In Japan, the government offers tax breaks and subsidies for the purchase of electric vehicles and has committed to reducing emissions from the transportation sector through the promotion of clean technologies like EVs.
The Future of EV Incentives
1. The Need for Continued Support
As electric vehicle adoption continues to grow, governments must maintain or even increase their incentives to ensure that the transition to clean transportation is not delayed. In many countries, EV prices remain higher than those of gasoline-powered vehicles, and without ongoing financial incentives, consumers may be reluctant to switch to electric vehicles.
Additionally, governments should focus on creating a comprehensive EV ecosystem that includes not only incentives for vehicle purchases but also robust charging infrastructure and policies that support the recycling of EV batteries. This holistic approach will help ensure the continued growth of the electric vehicle market.
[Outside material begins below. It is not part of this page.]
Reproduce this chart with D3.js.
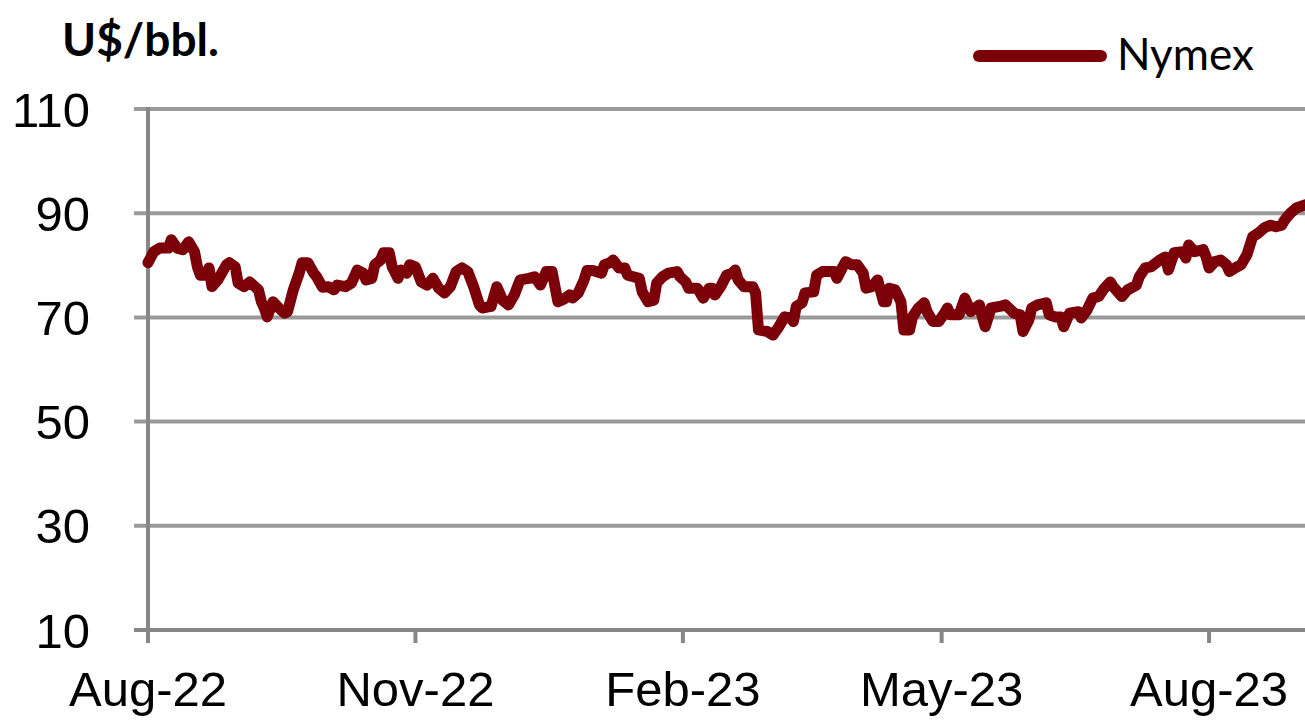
<!DOCTYPE html>
<html>
<head>
<meta charset="utf-8">
<script src="https://cdn.jsdelivr.net/npm/d3@7"></script>
<style>
  html, body { margin: 0; padding: 0; background: #fff; }
  svg { display: block; }
</style>
</head>
<body>
<svg id="chart" width="1305" height="720"></svg>
<script>
const dates = [
"2022-08-01","2022-08-03","2022-08-05","2022-08-08","2022-08-09","2022-08-11","2022-08-13","2022-08-15","2022-08-17","2022-08-18",
"2022-08-19","2022-08-21","2022-08-22","2022-08-23","2022-08-25","2022-08-28","2022-08-29","2022-08-31","2022-09-01","2022-09-03",
"2022-09-05","2022-09-08","2022-09-09","2022-09-10","2022-09-11","2022-09-13","2022-09-15","2022-09-17","2022-09-18","2022-09-20",
"2022-09-22","2022-09-23","2022-09-25","2022-09-27","2022-09-28","2022-09-30","2022-10-02","2022-10-04","2022-10-05","2022-10-08",
"2022-10-10","2022-10-12","2022-10-14","2022-10-15","2022-10-17","2022-10-18","2022-10-20","2022-10-21","2022-10-23","2022-10-24",
"2022-10-26","2022-10-27","2022-10-29","2022-10-30","2022-11-01","2022-11-03","2022-11-05","2022-11-07","2022-11-09","2022-11-11",
"2022-11-13","2022-11-15","2022-11-17","2022-11-19","2022-11-21","2022-11-23","2022-11-24","2022-11-27","2022-11-29","2022-12-01",
"2022-12-03","2022-12-05","2022-12-07","2022-12-10","2022-12-12","2022-12-14","2022-12-16","2022-12-18","2022-12-20","2022-12-22",
"2022-12-24","2022-12-25","2022-12-27","2022-12-29","2022-12-30","2023-01-01","2023-01-04","2023-01-05","2023-01-07","2023-01-08",
"2023-01-10","2023-01-12","2023-01-13","2023-01-15","2023-01-17","2023-01-18","2023-01-20","2023-01-22","2023-01-23","2023-01-25",
"2023-01-27","2023-01-30","2023-01-31","2023-02-02","2023-02-03","2023-02-06","2023-02-08","2023-02-10","2023-02-11","2023-02-12",
"2023-02-14","2023-02-16","2023-02-18","2023-02-19","2023-02-20","2023-02-22","2023-02-25","2023-02-26","2023-02-27","2023-03-02",
"2023-03-04","2023-03-06","2023-03-08","2023-03-10","2023-03-11","2023-03-12","2023-03-14","2023-03-15","2023-03-18","2023-03-19",
"2023-03-21","2023-03-25","2023-03-26","2023-03-28","2023-03-29","2023-03-31","2023-04-02","2023-04-04","2023-04-05","2023-04-07",
"2023-04-09","2023-04-11","2023-04-12","2023-04-13","2023-04-15","2023-04-17","2023-04-18","2023-04-20","2023-04-21","2023-04-23",
"2023-04-25","2023-04-26","2023-04-28","2023-04-30","2023-05-02","2023-05-03","2023-05-04","2023-05-07","2023-05-09","2023-05-11",
"2023-05-14","2023-05-15","2023-05-16","2023-05-18","2023-05-21","2023-05-23","2023-05-26","2023-05-28","2023-05-29","2023-05-31",
"2023-06-01","2023-06-03","2023-06-06","2023-06-07","2023-06-09","2023-06-11","2023-06-12","2023-06-14","2023-06-17","2023-06-18",
"2023-06-20","2023-06-22","2023-06-24","2023-06-26","2023-06-28","2023-06-29","2023-07-02","2023-07-04","2023-07-07","2023-07-08",
"2023-07-10","2023-07-12","2023-07-15","2023-07-17","2023-07-18","2023-07-20","2023-07-23","2023-07-24","2023-07-25","2023-07-27",
"2023-07-30","2023-07-31","2023-08-01","2023-08-03","2023-08-05","2023-08-07","2023-08-08","2023-08-10","2023-08-12","2023-08-14",
"2023-08-16","2023-08-18","2023-08-20","2023-08-22","2023-08-24","2023-08-26","2023-08-27","2023-08-29","2023-08-31","2023-09-01",
"2023-09-03"
];
const nymex = [
80.5,82.6,83.3,83.3,84.9,83.3,83.0,84.5,82.6,79.7,
78.1,78.1,79.5,75.9,77.2,80.1,80.5,79.7,76.6,75.9,
76.8,75.3,73.0,71.8,70.1,73.0,71.8,70.8,71.1,75.3,
78.5,80.5,80.5,78.5,77.8,75.8,75.9,75.3,76.2,75.9,
76.6,79.1,78.5,77.2,77.5,80.1,81.0,82.4,82.4,79.7,
77.5,79.1,78.5,80.1,79.7,76.8,76.2,77.5,75.6,74.7,
75.9,78.8,79.5,78.8,75.9,72.4,71.8,72.1,75.9,73.3,
72.4,74.3,77.2,77.5,77.8,76.2,78.8,78.8,73.0,73.5,
74.3,73.7,74.7,77.2,79.0,79.0,78.5,80.1,80.5,81.0,
79.5,79.5,78.1,77.8,77.5,74.9,73.0,73.3,76.6,77.8,
78.5,78.8,77.8,76.8,75.6,75.6,73.7,75.6,75.6,74.3,
75.9,78.1,78.5,79.1,77.2,75.9,75.9,74.7,67.6,67.3,
66.6,68.2,70.1,69.9,69.2,72.1,72.8,74.7,74.9,78.1,
78.8,78.8,77.5,79.7,80.7,80.1,80.1,78.5,75.6,75.9,
77.2,73.0,73.0,75.6,75.3,73.0,67.6,67.6,70.1,71.8,
72.8,71.1,69.2,69.2,70.8,71.8,70.5,70.5,73.7,71.1,
72.4,70.1,68.2,71.8,72.1,72.4,70.8,70.5,67.3,69.5,
71.8,72.4,72.8,70.5,70.1,70.1,68.2,70.8,71.1,69.9,
71.4,73.7,74.0,75.6,76.8,75.9,74.0,75.3,76.2,77.8,
79.5,79.7,81.0,81.6,79.1,82.4,82.6,81.4,83.9,82.6,
83.0,81.6,79.5,80.7,81.0,80.1,78.8,79.5,80.1,82.0,
85.5,86.2,87.2,87.7,87.4,87.7,88.7,90.0,91.0,91.2,
91.6
];
const yTicks = [10, 30, 50, 70, 90, 110];
const xTickDates = ["2022-08-01","2022-11-01","2023-02-01","2023-05-01","2023-08-01"];
const xTickLabels = ["Aug-22","Nov-22","Feb-23","May-23","Aug-23"];
const seriesName = "Nymex";
const unitLabel = "U$/bbl.";

const parse = d3.timeParse("%Y-%m-%d");
const data = dates.map((d, i) => ({ date: parse(d), value: nymex[i] }));

const svg = d3.select("#chart");
const x = d3.scaleTime()
  .domain([parse("2022-08-01"), parse("2023-09-03")])
  .range([148, 1305]);
const y = d3.scaleLinear().domain([10, 110]).range([630, 109]);

const gridColor = "#9a9a9a";
const axisColor = "#878787";
const lineColor = "#7b0008";

// gridlines (with left tick stubs)
svg.append("g").selectAll("line").data(yTicks.filter(t => t !== 10)).join("line")
  .attr("x1", 134).attr("x2", 1305)
  .attr("y1", d => y(d)).attr("y2", d => y(d))
  .attr("stroke", gridColor).attr("stroke-width", 4);

// y-axis line
svg.append("line")
  .attr("x1", 148).attr("x2", 148)
  .attr("y1", y(110) - 2).attr("y2", y(10))
  .attr("stroke", axisColor).attr("stroke-width", 4);

// x-axis line
svg.append("line")
  .attr("x1", 134).attr("x2", 1305)
  .attr("y1", y(10)).attr("y2", y(10))
  .attr("stroke", axisColor).attr("stroke-width", 4);

// x ticks
svg.append("g").selectAll("line").data(xTickDates).join("line")
  .attr("x1", d => x(parse(d))).attr("x2", d => x(parse(d)))
  .attr("y1", y(10)).attr("y2", y(10) + 13)
  .attr("stroke", axisColor).attr("stroke-width", 4);

// y tick labels
svg.append("g").selectAll("text").data(yTicks).join("text")
  .attr("x", 90).attr("y", d => y(d))
  .attr("dy", "0.36em")
  .attr("text-anchor", "end")
  .attr("font-family", "Liberation Sans, Arial, sans-serif")
  .attr("font-size", 49)
  .attr("fill", "#000")
  .text(d => d);

// x tick labels
svg.append("g").selectAll("text").data(xTickDates).join("text")
  .attr("x", d => x(parse(d)))
  .attr("y", 706)
  .attr("text-anchor", "middle")
  .attr("font-family", "Liberation Sans, Arial, sans-serif")
  .attr("font-size", 49)
  .attr("fill", "#000")
  .text((d, i) => xTickLabels[i]);

// series line
const line = d3.line().x(d => x(d.date)).y(d => y(d.value)).curve(d3.curveLinear);
svg.append("path")
  .datum(data)
  .attr("d", line)
  .attr("fill", "none")
  .attr("stroke", lineColor)
  .attr("stroke-width", 11)
  .attr("stroke-linejoin", "round")
  .attr("stroke-linecap", "round");

// unit label
svg.append("text")
  .attr("x", 62).attr("y", 56)
  .attr("font-family", "Lato, 'Open Sans', sans-serif")
  .attr("font-weight", "bold")
  .attr("font-size", 46)
  .attr("fill", "#000")
  .text(unitLabel);

// legend
svg.append("line")
  .attr("x1", 979).attr("x2", 1101)
  .attr("y1", 56).attr("y2", 56)
  .attr("stroke", lineColor).attr("stroke-width", 12)
  .attr("stroke-linecap", "round");
svg.append("text")
  .attr("x", 1117).attr("y", 70)
  .attr("font-family", "Lato, 'Open Sans', sans-serif")
  .attr("font-size", 44)
  .attr("fill", "#000")
  .text(seriesName);
</script>
</body>
</html>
2. Long-Term Goals: Phasing Out Incentives
While EV incentives are essential in the early stages of market development, the long-term goal should be to create a self-sustaining electric vehicle market where EVs are competitive with gasoline-powered vehicles without the need for government subsidies. Over time, as battery technology improves and production costs decrease, the price of electric vehicles is expected to fall, making them more affordable for consumers. At that point, government incentives may no longer be necessary, and the market will be able to drive the transition to electric vehicles on its own.
Conclusion: The Critical Role of EV Incentives in Achieving a Sustainable Future
Government incentives are a critical tool in accelerating the adoption of electric vehicles and creating a cleaner, more sustainable transportation system. By reducing the financial barriers to EV adoption and investing in infrastructure, governments are helping to build a market for electric vehicles that will contribute to a significant reduction in carbon emissions and dependence on fossil fuels. As the global EV market continues to grow, it is essential that governments maintain and expand these incentives to ensure that electric vehicles become the standard mode of transportation in the near future.